The focus instead moves from the button in the toolbar to the first search result. Since the focus moves into a labeled result region and out of the toolbar, the screen reader has to explain to the user that they are no longer in the toolbar, and instead they are inside the list. This is usually done by saying something like "out of toolbar, results region, list with 2 items, birthday cards link." To speed things up, only sometimes is the fact that focus left an item actually announced. finally, this example highlights a situation where there are several items that are above the lowest common ancestor in the focus ancestry.
Graphviz dot representation available for screen reader users.
Both the currant and previous focus in this case are within the filters region. Thus as focus moves from one filter to the other, it is not necessary for the screen reader to announce the filters region again. The focus remained within the region and thus it is simply not announced.
Recap
When parents gain focus or lose focus, the screen reader may choose to announce them, if this fact is important. For example, not being in a combo box is very important to indicate, whereas leaving a heading that had a link, not so much. The rules that govern this behavior are ridiculously complicated, and you as a developer don't need to be bothered figuring them out. Different screen readers have solved this with different heuristics, as screen readers don't all present the same exact UX, and you should not rely on any given implementation for deciding how to set things up. However, simply understanding that things generally only announce when they have changed will get you 95% of the way to understanding how focus announcement works. The screen readers will announce focus changes reliably because figuring out which things changed is dead simple to calculate algorithmically.
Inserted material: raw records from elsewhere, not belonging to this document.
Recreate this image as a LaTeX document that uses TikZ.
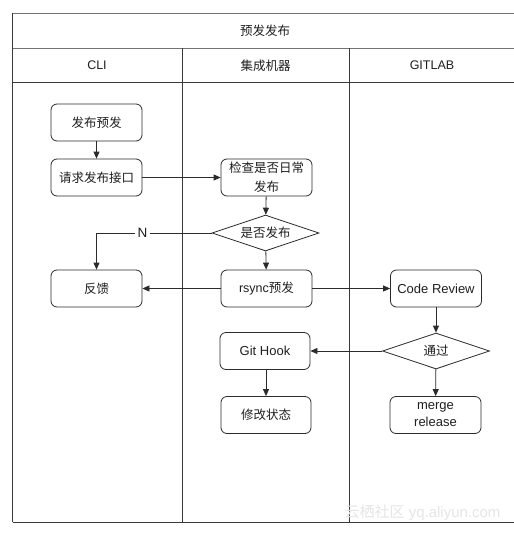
\documentclass[tikz,border=0pt]{standalone}
\usepackage{fontspec}
\setmainfont{Liberation Sans}
\newfontfamily\cjk{Noto Sans CJK SC}
\usetikzlibrary{shapes.geometric,arrows.meta}
\definecolor{lineC}{HTML}{2B2B2B}
\definecolor{frameC}{HTML}{3A3A3A}
\definecolor{wmC}{HTML}{E6E6E6}
\begin{document}
\begin{tikzpicture}[x=1pt,y=-1pt,
  every node/.style={font=\fontsize{12.5}{15}\selectfont, text=black!88},
  box/.style={draw=lineC, line width=0.8pt, rounded corners=6pt, minimum width=91pt, minimum height=37pt, inner sep=1pt, align=center},
  dec/.style={draw=lineC, line width=0.8pt, diamond, aspect=3, minimum width=107pt, minimum height=36pt, inner sep=0pt},
  arr/.style={draw=lineC, line width=0.8pt, -{Triangle[length=7pt,width=6pt]}},
  frame/.style={draw=frameC, line width=0.9pt}
]
\useasboundingbox (0,0) rectangle (514,533);
\fill[white] (0,0) rectangle (514,533);
% frame
\draw[frame, draw=black!55] (12.5,13) -- (514,13);
\draw[frame, draw=black!55] (12.5,48) -- (514,48);
\draw[frame] (12.5,82) -- (514,82);
\draw[frame] (12.5,522) -- (514,522);
\draw[frame] (12.5,13) -- (12.5,522);
\draw[frame] (182,48) -- (182,522);
\draw[frame] (349,48) -- (349,522);
% headers
\node (title) at (265,31) {\cjk 预发发布};
\node (hcli) at (97,65.5) {CLI};
\node (hji) at (265.5,65.5) {\cjk 集成机器};
\node (hgit) at (432,65.5) {GITLAB};
% nodes
\node[box] (fb) at (96.5,122.5) {\cjk 发布预发};
\node[box] (qq) at (96.5,177.5) {\cjk 请求发布接口};
\node[box, text width=84pt, minimum height=37pt, inner sep=0pt, font=\fontsize{12.5}{19}\selectfont] (jc) at (266.5,177.5) {\cjk 检查是否日常\\发布};
\node[dec] (sf) at (265.5,233) {\cjk 是否发布};
\node[box] (fk) at (96.5,288.5) {\cjk 反馈};
\node[box] (rs) at (266.5,288.5) {rsync{\cjk 预发}};
\node[box, font=\fontsize{13}{15}\selectfont] (cr) at (436,288.5) {Code Review};
\node[dec] (tg) at (436,351) {\cjk 通过};
\node[box, minimum width=90pt, font=\fontsize{13}{15}\selectfont] (gh) at (265,351) {Git Hook};
\node[box, minimum width=90pt] (xg) at (266,415) {\cjk 修改状态};
\node[box, font=\fontsize{13}{17}\selectfont] (mr) at (435.5,415) {merge\\release};
% connectors
\draw[arr] (fb) -- (qq);
\draw[arr] (qq) -- (jc);
\draw[arr] (jc) -- (sf);
\draw[arr] (sf.west) -| (fk.north) node[pos=0.3, fill=white, inner sep=3pt, font=\fontsize{13.5}{15}\selectfont] {N};
\draw[arr] (sf) -- (rs);
\draw[arr] (rs) -- (fk);
\draw[arr] (rs) -- (cr);
\draw[arr] (cr) -- (tg);
\draw[arr] (tg) -- (gh);
\draw[arr] (gh.south -| xg.north) -- (xg);
\draw[arr] (tg) -- (mr);
% watermark
\node[text=wmC, font=\fontsize{15}{17}\selectfont, anchor=east] (wm) at (504,513) {{\cjk 云栖社区} yq.aliyun.com};
\end{tikzpicture}
\end{document}
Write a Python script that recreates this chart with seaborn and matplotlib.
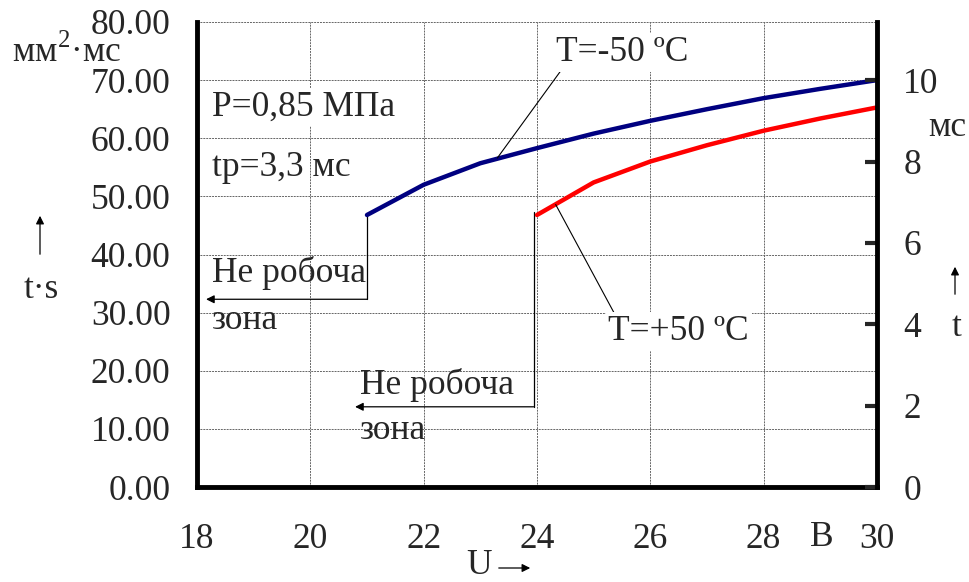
import matplotlib
matplotlib.use("Agg")

import pandas as pd
import matplotlib.pyplot as plt
import seaborn as sns

# ----------------------------------------------------
# Data
# ----------------------------------------------------
U_COLD = [21, 22, 23, 24, 25, 26, 27, 28, 29, 30]
TS_COLD = [46.8, 52.0, 55.7, 58.3, 60.8, 63.0, 65.0, 66.9, 68.5, 70.0]

U_HOT = [24, 25, 26, 27, 28, 29, 30]
TS_HOT = [46.8, 52.4, 56.0, 58.8, 61.3, 63.4, 65.3]

X_TICKS = [18, 20, 22, 24, 26, 28, 30]
Y_TICKS = [0, 10, 20, 30, 40, 50, 60, 70, 80]
T_TICKS = [0, 2, 4, 6, 8, 10]

df = pd.concat([
    pd.DataFrame({"U": U_COLD, "ts": TS_COLD, "T": "cold"}),
    pd.DataFrame({"U": U_HOT, "ts": TS_HOT, "T": "hot"}),
])

sns.set_style("white")
plt.rcParams["font.family"] = ["Liberation Serif", "DejaVu Serif"]
plt.rcParams["mathtext.fontset"] = "custom"
plt.rcParams["mathtext.rm"] = "Liberation Serif"
FS = 25.5

fig = plt.figure(figsize=(9.69, 5.82), dpi=100)
ax = fig.add_axes([0.2033, 0.1632, 0.7017, 0.7990])

sns.lineplot(
    data=df, x="U", y="ts", hue="T",
    palette={"cold": "#000080", "hot": "#ff0000"},
    linewidth=3.2, legend=False, ax=ax, zorder=5,
)

ax.set_xlim(18, 30)
ax.set_ylim(0, 80)
ax.set_xticks(X_TICKS)
ax.set_yticks(Y_TICKS)
ax.set_yticklabels([f"{v:.2f}" for v in Y_TICKS])
ax.set_xlabel("")
ax.set_ylabel("")
ax.grid(True, color="#666666", linestyle=(0, (2, 1)), linewidth=0.7)
ax.tick_params(axis="y", length=0, pad=19, labelsize=FS)
ax.tick_params(axis="x", length=0, pad=26, labelsize=FS)
for s in ["left", "bottom"]:
    ax.spines[s].set_linewidth(3.5)
    ax.spines[s].set_color("black")
ax.spines["top"].set_visible(False)
ax.spines["right"].set_visible(False)

# right axis t, ms
ax2 = ax.twinx()
ax2.set_ylim(0, 80 / 7)
ax2.set_yticks(T_TICKS)
ax2.tick_params(axis="y", direction="in", length=9, width=3, pad=19, labelsize=FS)
for s in ["left", "top", "bottom"]:
    ax2.spines[s].set_visible(False)
ax2.spines["right"].set_linewidth(3.5)
ax2.spines["right"].set_color("black")

# ----------------------------------------------------
# Annotations inside the plot
# ----------------------------------------------------
white = dict(facecolor="white", edgecolor="none", pad=2)
ax.text(18.27, 65.4, "P=0,85 МПа", fontsize=FS, va="center", bbox=white, zorder=6)
ax.text(18.27, 54.9, "tp=3,3 мс", fontsize=FS, va="center", zorder=6)

ax.annotate("T=-50 ºC", xy=(23.3, 56.6), xytext=(24.33, 74.8),
            fontsize=FS, va="center", ha="left", bbox=white, zorder=6,
            arrowprops=dict(arrowstyle="-", color="black", lw=0.8,
                            shrinkA=0, shrinkB=0, relpos=(0.05, 0.0)))
ax.annotate("T=+50 ºC", xy=(24.33, 48.6), xytext=(25.26, 26.7),
            fontsize=FS, va="center", ha="left", bbox=white, zorder=6,
            arrowprops=dict(arrowstyle="-", color="black", lw=0.8,
                            shrinkA=0, shrinkB=0, relpos=(0.05, 1.0)))

# non-working zones
ax.plot([21, 21], [46.8, 32.3], color="black", lw=0.9, zorder=4)
ax.annotate("", xy=(18.16, 32.3), xytext=(21, 32.3),
            arrowprops=dict(arrowstyle="-|>", color="black", lw=0.9,
                            mutation_scale=12, shrinkA=0, shrinkB=0))
ax.text(18.27, 36.8, "Не робоча", fontsize=FS, va="center", zorder=6)
ax.text(18.27, 28.7, "зона", fontsize=FS, va="center", zorder=6)

ax.plot([23.94, 23.94], [47.3, 13.8], color="black", lw=0.9, zorder=4)
ax.annotate("", xy=(20.79, 13.8), xytext=(23.94, 13.8),
            arrowprops=dict(arrowstyle="-|>", color="black", lw=0.9,
                            mutation_scale=12, shrinkA=0, shrinkB=0))
ax.text(20.88, 17.5, "Не робоча", fontsize=FS, va="center", zorder=6)
ax.text(20.88, 9.8, "зона", fontsize=FS, va="center", zorder=6)

# ----------------------------------------------------
# Axis captions (figure coords)
# ----------------------------------------------------
W, H = 969, 582


def fx(px):
    return px / W


def fy(py):
    return 1 - py / H


fig.text(fx(12), fy(52), "мм$^{2}$·мс", fontsize=FS, va="center", ha="left")
fig.text(fx(41), fy(290), "t·s", fontsize=FS, va="center", ha="center")
fig.patches.append(matplotlib.patches.FancyArrowPatch(
    (fx(40), fy(257)), (fx(40), fy(213)), transform=fig.transFigure,
    arrowstyle="-|>", mutation_scale=12, color="black", lw=0.9))

fig.text(fx(928), fy(128), "мс", fontsize=FS, va="center", ha="left")
fig.text(fx(957), fy(327), "t", fontsize=FS, va="center", ha="center")
fig.patches.append(matplotlib.patches.FancyArrowPatch(
    (fx(955), fy(297)), (fx(955), fy(264)), transform=fig.transFigure,
    arrowstyle="-|>", mutation_scale=12, color="black", lw=0.9))

fig.text(fx(822), fy(537), "В", fontsize=FS, va="center", ha="center")
fig.text(fx(479), fy(565), "U", fontsize=FS, va="center", ha="center")
fig.patches.append(matplotlib.patches.FancyArrowPatch(
    (fx(496), fy(568)), (fx(533), fy(568)), transform=fig.transFigure,
    arrowstyle="-|>", mutation_scale=12, color="black", lw=0.9))

fig.savefig("out.png", dpi=100)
In short, items are only conveyed by the screen reader when focus moves into them or out of them, which can be determined by comparing the parent items of the previous focus with the parents of the current focus. Items that are in the current focus ancestry, and not the previous focus ancestry are now focused parents, and items that are in the previous ancestry chain that are not in the current one no longer are focused parents. Since containers contain focus, they may get announced, and as containers lose focus, they may have that fact announced. It is not necessary to explicitly focus the containers to make sure the user sees them, because focus announcement heuristics algorithmically will ensure the user knows of important changes to focused containers. Thus, when it really is necessary, newly focused parents are automatically conveyed by screen readers, and no longer focused parents are also automatically conveyed by screen readers. Developers simply don't have to do anything special to make this work. It really is that simple. Hopefully this makes it clearer to understand how screen reader users know when they enter some region of the page, or a toolbar, etc.